ROANOKE TIMES

                         Roanoke Times
                 Copyright (c) 1995, Landmark Communications, Inc.

DATE: SATURDAY, October 29, 1994                   TAG: 9410310025
SECTION: BUSINESS                    PAGE: A6   EDITION: METRO 
SOURCE: ASSOCIATED PRESS
DATELINE: WASHINGTON                                 LENGTH: Medium


ECONOMIC GROWTH SPURT CONTINUES

Barely slowed by a pile of interest rate increases, the national economy is still bubbling - making it more likely that even higher rates are on the way.

But strong growth figures for the third quarter reported Friday by the Commerce Department were balanced by benign inflation data that helped buoy financial markets.

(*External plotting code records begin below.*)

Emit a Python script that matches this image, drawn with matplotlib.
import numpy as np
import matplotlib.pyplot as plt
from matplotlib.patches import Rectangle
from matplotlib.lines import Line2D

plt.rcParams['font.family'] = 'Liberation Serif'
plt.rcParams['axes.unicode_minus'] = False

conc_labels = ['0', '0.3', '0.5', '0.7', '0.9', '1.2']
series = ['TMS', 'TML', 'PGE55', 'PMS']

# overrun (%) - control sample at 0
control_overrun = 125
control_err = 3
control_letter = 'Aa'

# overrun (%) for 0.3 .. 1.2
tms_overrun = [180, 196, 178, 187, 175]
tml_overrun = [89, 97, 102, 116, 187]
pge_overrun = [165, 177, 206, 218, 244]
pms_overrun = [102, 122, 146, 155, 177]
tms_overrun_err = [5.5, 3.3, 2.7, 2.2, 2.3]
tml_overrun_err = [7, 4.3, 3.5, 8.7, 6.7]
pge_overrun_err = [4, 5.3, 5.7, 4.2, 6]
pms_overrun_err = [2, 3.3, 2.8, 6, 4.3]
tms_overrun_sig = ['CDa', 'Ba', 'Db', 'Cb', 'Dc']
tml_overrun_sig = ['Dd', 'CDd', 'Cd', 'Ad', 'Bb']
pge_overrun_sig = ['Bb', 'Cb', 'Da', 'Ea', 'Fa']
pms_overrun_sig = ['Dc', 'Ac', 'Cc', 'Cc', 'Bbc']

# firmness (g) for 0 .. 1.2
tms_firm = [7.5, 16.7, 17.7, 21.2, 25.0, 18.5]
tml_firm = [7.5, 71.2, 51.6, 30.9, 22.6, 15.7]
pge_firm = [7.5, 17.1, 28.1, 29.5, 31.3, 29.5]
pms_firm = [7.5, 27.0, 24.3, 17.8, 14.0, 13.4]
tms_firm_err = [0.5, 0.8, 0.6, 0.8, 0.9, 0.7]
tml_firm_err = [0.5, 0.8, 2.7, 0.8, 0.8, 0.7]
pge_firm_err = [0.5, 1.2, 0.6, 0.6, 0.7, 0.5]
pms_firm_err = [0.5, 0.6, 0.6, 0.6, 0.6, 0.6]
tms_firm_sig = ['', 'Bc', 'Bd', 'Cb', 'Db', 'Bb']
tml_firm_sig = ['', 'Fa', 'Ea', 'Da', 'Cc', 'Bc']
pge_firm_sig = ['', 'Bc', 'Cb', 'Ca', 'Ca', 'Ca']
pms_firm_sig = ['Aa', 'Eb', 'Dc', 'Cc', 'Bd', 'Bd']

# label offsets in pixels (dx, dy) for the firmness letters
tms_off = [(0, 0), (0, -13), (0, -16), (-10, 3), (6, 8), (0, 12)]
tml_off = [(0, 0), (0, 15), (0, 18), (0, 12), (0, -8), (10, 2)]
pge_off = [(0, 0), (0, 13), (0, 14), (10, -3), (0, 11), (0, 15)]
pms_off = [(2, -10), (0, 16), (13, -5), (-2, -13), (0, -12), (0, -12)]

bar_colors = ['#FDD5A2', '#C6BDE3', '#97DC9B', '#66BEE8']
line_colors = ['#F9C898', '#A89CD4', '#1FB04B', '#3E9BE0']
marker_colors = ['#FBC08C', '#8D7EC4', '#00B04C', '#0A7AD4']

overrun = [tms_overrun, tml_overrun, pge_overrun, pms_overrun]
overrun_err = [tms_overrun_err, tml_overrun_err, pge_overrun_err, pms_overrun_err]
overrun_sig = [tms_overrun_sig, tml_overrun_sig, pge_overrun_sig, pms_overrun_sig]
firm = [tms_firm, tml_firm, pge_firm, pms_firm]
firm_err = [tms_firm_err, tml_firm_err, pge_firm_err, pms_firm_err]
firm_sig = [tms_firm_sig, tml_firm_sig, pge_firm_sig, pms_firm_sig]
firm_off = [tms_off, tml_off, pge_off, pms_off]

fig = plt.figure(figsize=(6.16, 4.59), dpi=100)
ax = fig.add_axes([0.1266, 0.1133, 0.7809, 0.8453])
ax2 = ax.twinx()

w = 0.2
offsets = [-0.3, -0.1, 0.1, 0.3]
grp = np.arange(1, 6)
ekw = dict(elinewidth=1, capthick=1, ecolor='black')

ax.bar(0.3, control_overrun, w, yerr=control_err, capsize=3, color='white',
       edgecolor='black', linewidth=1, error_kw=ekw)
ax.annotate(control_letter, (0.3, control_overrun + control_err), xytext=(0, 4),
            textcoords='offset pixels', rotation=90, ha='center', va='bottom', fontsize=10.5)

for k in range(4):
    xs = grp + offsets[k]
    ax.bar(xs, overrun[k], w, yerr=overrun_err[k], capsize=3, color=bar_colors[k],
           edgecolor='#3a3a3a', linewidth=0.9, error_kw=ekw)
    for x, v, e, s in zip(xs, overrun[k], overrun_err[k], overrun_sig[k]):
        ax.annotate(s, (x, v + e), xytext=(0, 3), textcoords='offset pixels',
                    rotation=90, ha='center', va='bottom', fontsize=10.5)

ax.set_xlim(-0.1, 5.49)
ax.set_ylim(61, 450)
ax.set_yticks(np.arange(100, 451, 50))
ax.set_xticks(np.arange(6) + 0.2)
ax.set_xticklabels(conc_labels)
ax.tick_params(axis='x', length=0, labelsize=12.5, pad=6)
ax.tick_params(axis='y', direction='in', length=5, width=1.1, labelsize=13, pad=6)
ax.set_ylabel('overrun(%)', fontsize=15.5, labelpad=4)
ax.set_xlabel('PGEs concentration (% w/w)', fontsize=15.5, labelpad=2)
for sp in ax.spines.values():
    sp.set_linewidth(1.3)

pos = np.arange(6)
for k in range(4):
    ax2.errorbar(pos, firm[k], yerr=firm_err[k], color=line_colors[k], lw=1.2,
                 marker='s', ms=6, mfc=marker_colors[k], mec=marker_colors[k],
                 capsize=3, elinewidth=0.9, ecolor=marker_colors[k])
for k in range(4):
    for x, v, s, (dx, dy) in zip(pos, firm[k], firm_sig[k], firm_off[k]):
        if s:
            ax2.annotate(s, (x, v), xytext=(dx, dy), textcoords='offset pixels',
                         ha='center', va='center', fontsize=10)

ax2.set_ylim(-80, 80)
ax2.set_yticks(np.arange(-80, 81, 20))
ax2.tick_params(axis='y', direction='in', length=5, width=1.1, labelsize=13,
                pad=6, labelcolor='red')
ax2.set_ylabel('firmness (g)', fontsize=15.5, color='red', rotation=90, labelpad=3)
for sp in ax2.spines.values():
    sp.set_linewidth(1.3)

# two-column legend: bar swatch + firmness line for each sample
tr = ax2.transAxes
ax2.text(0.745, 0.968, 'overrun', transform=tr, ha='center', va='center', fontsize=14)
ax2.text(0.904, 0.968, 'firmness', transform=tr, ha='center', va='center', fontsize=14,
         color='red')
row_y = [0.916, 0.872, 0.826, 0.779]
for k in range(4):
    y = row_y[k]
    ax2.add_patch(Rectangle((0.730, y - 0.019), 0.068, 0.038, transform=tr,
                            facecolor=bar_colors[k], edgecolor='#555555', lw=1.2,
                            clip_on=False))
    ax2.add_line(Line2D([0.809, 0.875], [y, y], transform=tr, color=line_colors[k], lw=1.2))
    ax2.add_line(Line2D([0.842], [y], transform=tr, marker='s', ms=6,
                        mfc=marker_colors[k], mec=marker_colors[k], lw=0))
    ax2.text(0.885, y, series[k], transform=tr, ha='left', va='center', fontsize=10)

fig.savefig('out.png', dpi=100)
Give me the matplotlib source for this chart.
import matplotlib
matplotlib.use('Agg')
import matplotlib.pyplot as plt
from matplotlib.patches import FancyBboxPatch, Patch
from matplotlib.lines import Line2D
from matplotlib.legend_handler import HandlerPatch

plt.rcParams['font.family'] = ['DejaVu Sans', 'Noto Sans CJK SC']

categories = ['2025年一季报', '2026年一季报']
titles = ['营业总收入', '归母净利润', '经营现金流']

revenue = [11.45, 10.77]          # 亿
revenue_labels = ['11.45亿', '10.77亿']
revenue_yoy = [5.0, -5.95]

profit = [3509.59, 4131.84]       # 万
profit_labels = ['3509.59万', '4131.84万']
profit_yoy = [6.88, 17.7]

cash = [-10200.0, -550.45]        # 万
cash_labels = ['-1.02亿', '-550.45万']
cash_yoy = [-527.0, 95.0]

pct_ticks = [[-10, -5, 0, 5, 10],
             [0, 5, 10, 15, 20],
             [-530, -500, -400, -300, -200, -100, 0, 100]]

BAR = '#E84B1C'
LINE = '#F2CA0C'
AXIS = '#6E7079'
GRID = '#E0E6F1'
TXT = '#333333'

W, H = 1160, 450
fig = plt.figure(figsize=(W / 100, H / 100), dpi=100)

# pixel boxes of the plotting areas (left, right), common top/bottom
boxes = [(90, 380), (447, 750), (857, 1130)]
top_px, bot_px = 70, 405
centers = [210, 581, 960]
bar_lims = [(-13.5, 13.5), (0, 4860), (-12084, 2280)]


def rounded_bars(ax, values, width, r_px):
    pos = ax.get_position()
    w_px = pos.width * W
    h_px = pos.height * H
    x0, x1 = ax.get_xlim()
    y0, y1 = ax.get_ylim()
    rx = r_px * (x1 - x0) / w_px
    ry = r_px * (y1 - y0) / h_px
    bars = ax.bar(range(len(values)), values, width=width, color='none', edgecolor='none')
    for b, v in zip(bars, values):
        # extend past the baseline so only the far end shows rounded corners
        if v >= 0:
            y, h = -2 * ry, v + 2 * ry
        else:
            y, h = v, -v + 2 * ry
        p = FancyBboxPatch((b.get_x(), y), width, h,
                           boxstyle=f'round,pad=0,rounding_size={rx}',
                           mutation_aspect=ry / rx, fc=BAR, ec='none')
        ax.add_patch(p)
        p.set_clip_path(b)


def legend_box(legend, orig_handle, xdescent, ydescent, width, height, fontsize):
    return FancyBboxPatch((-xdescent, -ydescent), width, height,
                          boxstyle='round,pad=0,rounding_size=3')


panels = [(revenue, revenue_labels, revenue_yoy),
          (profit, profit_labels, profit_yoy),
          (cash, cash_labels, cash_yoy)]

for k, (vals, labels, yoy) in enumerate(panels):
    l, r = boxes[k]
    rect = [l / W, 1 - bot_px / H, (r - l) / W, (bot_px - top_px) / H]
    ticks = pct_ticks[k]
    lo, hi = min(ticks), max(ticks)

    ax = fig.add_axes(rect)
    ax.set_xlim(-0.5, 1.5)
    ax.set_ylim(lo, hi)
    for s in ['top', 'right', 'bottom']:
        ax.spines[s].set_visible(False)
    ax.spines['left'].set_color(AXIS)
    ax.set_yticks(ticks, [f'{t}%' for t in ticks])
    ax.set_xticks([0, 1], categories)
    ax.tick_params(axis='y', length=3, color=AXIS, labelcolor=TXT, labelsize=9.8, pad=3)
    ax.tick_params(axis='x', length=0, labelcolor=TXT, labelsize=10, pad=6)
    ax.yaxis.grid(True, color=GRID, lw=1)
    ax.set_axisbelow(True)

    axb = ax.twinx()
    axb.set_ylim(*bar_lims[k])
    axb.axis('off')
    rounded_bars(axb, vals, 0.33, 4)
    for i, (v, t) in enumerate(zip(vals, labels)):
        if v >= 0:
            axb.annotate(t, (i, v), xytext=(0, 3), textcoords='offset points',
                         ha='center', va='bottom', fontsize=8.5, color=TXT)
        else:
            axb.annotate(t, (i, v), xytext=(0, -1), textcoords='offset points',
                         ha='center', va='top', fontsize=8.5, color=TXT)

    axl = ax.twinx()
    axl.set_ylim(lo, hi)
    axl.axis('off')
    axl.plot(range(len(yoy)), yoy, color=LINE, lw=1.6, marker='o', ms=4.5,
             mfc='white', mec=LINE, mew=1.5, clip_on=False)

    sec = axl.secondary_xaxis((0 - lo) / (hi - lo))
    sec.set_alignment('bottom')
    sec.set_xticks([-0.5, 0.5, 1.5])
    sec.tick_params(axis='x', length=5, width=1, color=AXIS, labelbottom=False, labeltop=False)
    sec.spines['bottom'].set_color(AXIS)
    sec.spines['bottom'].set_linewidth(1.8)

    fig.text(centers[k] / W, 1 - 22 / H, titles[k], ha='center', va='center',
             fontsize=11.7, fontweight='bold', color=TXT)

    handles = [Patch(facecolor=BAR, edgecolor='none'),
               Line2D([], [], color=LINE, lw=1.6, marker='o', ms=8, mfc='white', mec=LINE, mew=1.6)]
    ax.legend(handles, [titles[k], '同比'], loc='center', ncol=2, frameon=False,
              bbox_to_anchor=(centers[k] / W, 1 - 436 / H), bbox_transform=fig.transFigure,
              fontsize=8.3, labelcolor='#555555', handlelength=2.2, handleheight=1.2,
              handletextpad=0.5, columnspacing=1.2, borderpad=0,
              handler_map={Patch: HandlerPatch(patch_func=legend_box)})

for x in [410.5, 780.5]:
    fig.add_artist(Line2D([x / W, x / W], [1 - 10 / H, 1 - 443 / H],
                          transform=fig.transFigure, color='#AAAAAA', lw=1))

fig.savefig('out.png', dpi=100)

Led by higher consumer spending, business investment and government purchases, the gross domestic product - the total output of goods and services produced in the United States - grew at a 3.4 percent annual rate in the summer. That was slower than the 4.1 percent rate in the spring, but easily exceeded analysts' expectations.

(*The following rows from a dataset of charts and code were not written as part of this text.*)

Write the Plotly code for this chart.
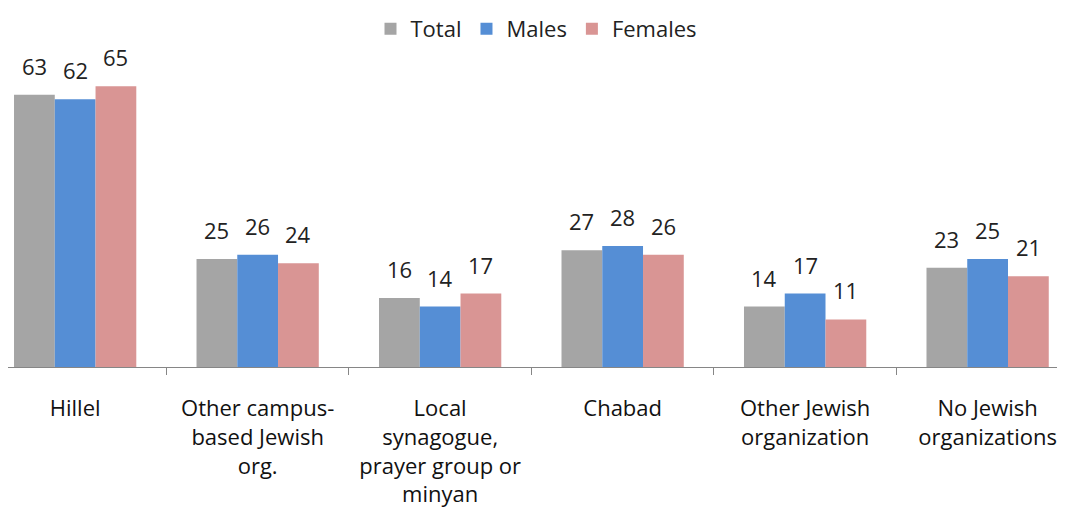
import plotly.graph_objects as go

categories = ["Hillel", "Other campus-<br>based Jewish<br>org.", "Local<br>synagogue,<br>prayer group or<br>minyan",
              "Chabad", "Other Jewish<br>organization", "No Jewish<br>organizations"]
series_names = ["Total", "Males", "Females"]
total = [63, 25, 16, 27, 14, 23]
males = [62, 26, 14, 28, 17, 25]
females = [65, 24, 17, 26, 11, 21]
colors = ["#a5a5a5", "#558ed5", "#d99594"]

values = [total, males, females]
FONT = "Open Sans, Liberation Sans, sans-serif"

fig = go.Figure()
for name, vals, col in zip(series_names, values, colors):
    fig.add_trace(go.Bar(x=categories, y=vals, name=name, marker=dict(color=col, line=dict(width=0))))

# data labels above bars
cat_px = 182.5
bargap = 0.33
bar_w = cat_px * (1 - bargap) / 3
for i, vals in enumerate(values):
    for c, v in zip(categories, vals):
        fig.add_annotation(x=c, y=v, text=str(v), showarrow=False, xref="x", yref="y",
                           yanchor="bottom", yshift=12, xshift=(i - 1) * bar_w,
                           font=dict(size=22, color="#222222", family=FONT))

W, H = 1057, 513
fig.update_layout(
    width=W, height=H,
    margin=dict(l=0, r=0, t=32, b=154, autoexpand=False),
    plot_bgcolor="white", paper_bgcolor="white",
    barmode="group", bargap=bargap, bargroupgap=0,
    font=dict(family=FONT, size=22, color="#222222"),
    legend=dict(orientation="h", x=0.5, xanchor="center", xref="container",
                y=1, yanchor="top", yref="container",
                font=dict(size=22), itemsizing="constant", traceorder="normal",
                itemwidth=30, tracegroupgap=0),
    showlegend=True,
)
fig.update_xaxes(range=[-0.368, 5.424], showline=True, linecolor="#868686", linewidth=1,
                 ticks="outside", tickson="boundaries", ticklen=7, tickcolor="#868686",
                 tickfont=dict(size=22, color="#111111", family=FONT), showgrid=False,
                 automargin=False, ticklabelstandoff=22)
fig.update_yaxes(range=[0, 75.7], visible=False, showgrid=False, automargin=False)

fig.write_html("out.html")
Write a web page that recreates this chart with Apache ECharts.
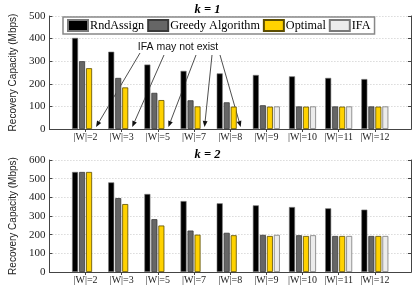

``The economy is still humming along, but not so fast as to generate an immediate worsening of inflation,'' said economist Robert Dederick of the Northern Trust Co. in Chicago. ``The pace is one that does suggest if it continues, inflation pressures will emerge later.''

Analysts said the Federal Reserve is almost certain to raise short-term interest rates a sixth time this year when its policy-making Federal Open Market Committee meets Nov. 15 - after the congressional elections. They said the only question is how much, as the Fed tries to convince financial markets that it is not losing the battle to keep inflation at bay.

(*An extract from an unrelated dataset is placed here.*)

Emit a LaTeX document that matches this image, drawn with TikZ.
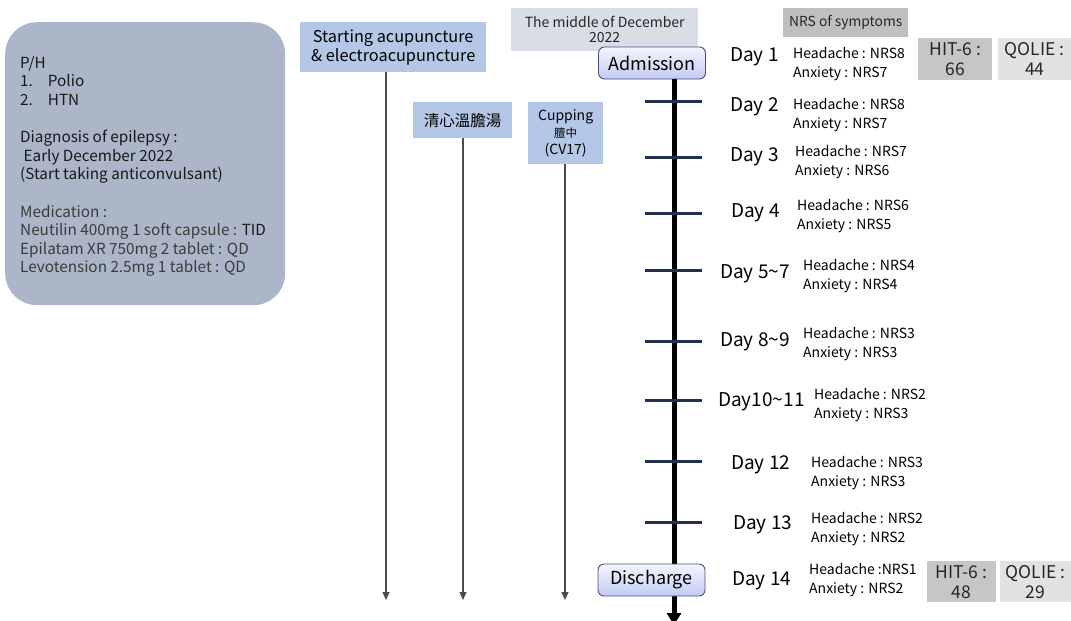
\documentclass[tikz,border=0pt]{standalone}
\usepackage{fontspec}
\setmainfont{Noto Sans CJK KR}
\usetikzlibrary{arrows.meta,shadings}
\definecolor{phfill}{HTML}{ABB6C8}
\definecolor{bluebox}{HTML}{B4C7E7}
\definecolor{midgray}{HTML}{D9DEE6}
\definecolor{nrsgray}{HTML}{BFBFBF}
\definecolor{hitgray}{HTML}{C6C6C6}
\definecolor{qolgray}{HTML}{E2E2E2}
\definecolor{tickc}{HTML}{223152}
\definecolor{medgray}{HTML}{3C3C3C}
\tikzset{
  lbl/.style={anchor=west,inner sep=0pt,font=\fontsize{14}{19}\selectfont,align=left,text=black},
  daylbl/.style={anchor=west,inner sep=0pt,font=\fontsize{19}{21}\selectfont,text=black},
  tbox/.style={fill=bluebox,inner sep=0pt,align=center,text=black},
  gbox/.style={inner sep=0pt,align=center,font=\fontsize{17.5}{20}\selectfont,text=black!85},
  evt/.style={draw=black!50!blue!40!gray,line width=0.9pt,rounded corners=6pt,top color=blue!4,bottom color=bluebox!85!blue!60!white,inner sep=0pt,minimum width=107pt,minimum height=32pt,font=\fontsize{18}{20}\selectfont},
  thin/.style={draw=black!70,line width=1.1pt,-{Triangle[length=8pt,width=7pt]}},
  tickl/.style={draw=tickc,line width=3pt},
}
\begin{document}
\begin{tikzpicture}[x=1pt,y=-1pt]
\useasboundingbox (0,0) rectangle (1071,621);
% left box
\node[fill=phfill,rounded corners=32pt,minimum width=280pt,minimum height=283pt,inner sep=0pt,anchor=north west] (ph) at (5,22) {};
\node[anchor=north west,inner sep=0pt,align=left,font=\fontsize{15.3}{18.6}\selectfont,text=black!90] (phtext) at (20,56) {%
P/H\\
1.\hspace{15pt}Polio\\
2.\hspace{15pt}HTN\\[18.6pt]
Diagnosis of epilepsy :\\
\ Early December 2022\\
(Start taking anticonvulsant)\\[18.6pt]
\textcolor{medgray}{Medication :}\\
\textcolor{medgray}{Neutilin 400mg 1 soft capsule :} TID\\
\textcolor{medgray}{Epilatam XR 750mg 2 tablet : QD}\\
\textcolor{medgray}{Levotension 2.5mg 1 tablet : QD}};
% treatment boxes
\node[tbox,minimum width=186pt,minimum height=50pt,font=\fontsize{16.3}{19}\selectfont,anchor=north west] (acu) at (300,22) {Starting acupuncture\\\& electroacupuncture};
\node[tbox,minimum width=99pt,minimum height=36pt,font=\fontsize{15.5}{18}\selectfont,anchor=north west] (herb) at (413,102) {清心溫膽湯};
\node[tbox,minimum width=75pt,minimum height=62pt,font=\fontsize{14}{17}\selectfont,anchor=north west] (cup) at (528,102) {Cupping\\{\fontsize{11.5}{14}\selectfont 膻中}\\(CV17)};
\coordinate (acuend) at (386,600);
\coordinate (herbend) at (463,600);
\coordinate (cupend) at (565,600);
\draw[thin] (acu.south -| acuend) -- (acuend);
\draw[thin] (herb.south -| herbend) -- (herbend);
\draw[thin] (cup.south -| cupend) -- (cupend);
% top labels
\node[fill=midgray,minimum width=187pt,minimum height=43pt,inner sep=0pt,anchor=north west,align=center,font=\fontsize{14}{15}\selectfont,text=black!85] (mid) at (511,8) {The middle of December\\2022};
\node[fill=nrsgray,minimum width=125pt,minimum height=29pt,inner sep=0pt,anchor=north west,font=\fontsize{13.8}{15}\selectfont,text=black!85] (nrs) at (783,8) {NRS of symptoms};
% timeline
\coordinate (tend) at (674,625);
\node[evt] (adm) at (652,63) {Admission};
\draw[line width=5pt,-{Triangle[length=12pt,width=14pt]}] (adm.south -| tend) -- (tend);
\node[evt] (dis) at (651.5,580) {Discharge};
\foreach \y in {101,157,213,270,341,400,461,522}{
  \draw[tickl] (645,\y) -- (702,\y);
}
% days
\node[daylbl] (d1) at (730,57) {Day 1};
\node[daylbl] (d2) at (730,107) {Day 2};
\node[daylbl] (d3) at (730,157) {Day 3};
\node[daylbl] (d4) at (731,213) {Day 4};
\node[daylbl] (d5) at (720,274) {Day 5\textasciitilde7};
\node[daylbl] (d8) at (720,342) {Day 8\textasciitilde9};
\node[daylbl] (d10) at (718,402) {Day10\textasciitilde11};
\node[daylbl] (d12) at (731,465) {Day 12};
\node[daylbl] (d13) at (733,525) {Day 13};
\node[daylbl] (d14) at (732,581) {Day 14};
% NRS
\node[lbl] (n1) at (793,64) {Headache : NRS8\\Anxiety : NRS7};
\node[lbl] (n2) at (793,115) {Headache : NRS8\\Anxiety : NRS7};
\node[lbl] (n3) at (795,162) {Headache : NRS7\\Anxiety : NRS6};
\node[lbl] (n4) at (797,216) {Headache : NRS6\\Anxiety : NRS5};
\node[lbl] (n5) at (803,276) {Headache : NRS4\\Anxiety : NRS4};
\node[lbl] (n8) at (803,344) {Headache : NRS3\\Anxiety : NRS3};
\node[lbl] (n10) at (814,405) {Headache : NRS2\\Anxiety : NRS3};
\node[lbl] (n12) at (811,473) {Headache : NRS3\\Anxiety : NRS3};
\node[lbl] (n13) at (811,529) {Headache : NRS2\\Anxiety : NRS2};
\node[lbl] (n14) at (809,580) {Headache :NRS1\\Anxiety : NRS2};
% scores
\node[gbox,fill=hitgray,minimum width=74pt,minimum height=42pt,anchor=north west] (hit1) at (918,38) {HIT-6 :\\66};
\node[gbox,fill=qolgray,minimum width=73pt,minimum height=42pt,anchor=north west] (qol1) at (998,38) {QOLIE :\\44};
\node[gbox,fill=hitgray,minimum width=69pt,minimum height=41pt,anchor=north west] (hit2) at (927,561) {HIT-6 :\\48};
\node[gbox,fill=qolgray,minimum width=71pt,minimum height=41pt,anchor=north west] (qol2) at (1000,561) {QOLIE :\\29};
\end{tikzpicture}
\end{document}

Most of the expansion in the quarter that ended Sept. 30 resulted from accelerated consumer spending, which advanced at a 3 percent rate - more than double the gain in the previous quarter.

But inventory buildup, which surged in the second quarter, increased as well. Analysts called it a clear sign that businesses are brimming with confidence and stocking up in anticipation of higher prices down the road.

Sales of U.S. goods and services rose at a 3.1 percent rate in the third quarter, the biggest increase since a 6.4 percent jump in the fourth quarter last year. The economy boomed at a 6.3 percent rate in that quarter.

GDP slowed to a 3.3 percent rate in the first quarter before gaining new momentum in the spring. Federal Reserve Chairman Alan Greenspan has suggested that the optimum growth rate is 2.5 percent. ``Rather than restrain business borrowing, higher rates are actually the result of increased borrowing,'' said David Orr of First Union Corp. in Charlotte, N.C. ``It's simply a matter of supply and demand.''

Consumer spending was higher across the board - with Americans buying more big-ticket goods such as cars and appliances as well as spending more for food, fuel and services. But net exports and construction decreased.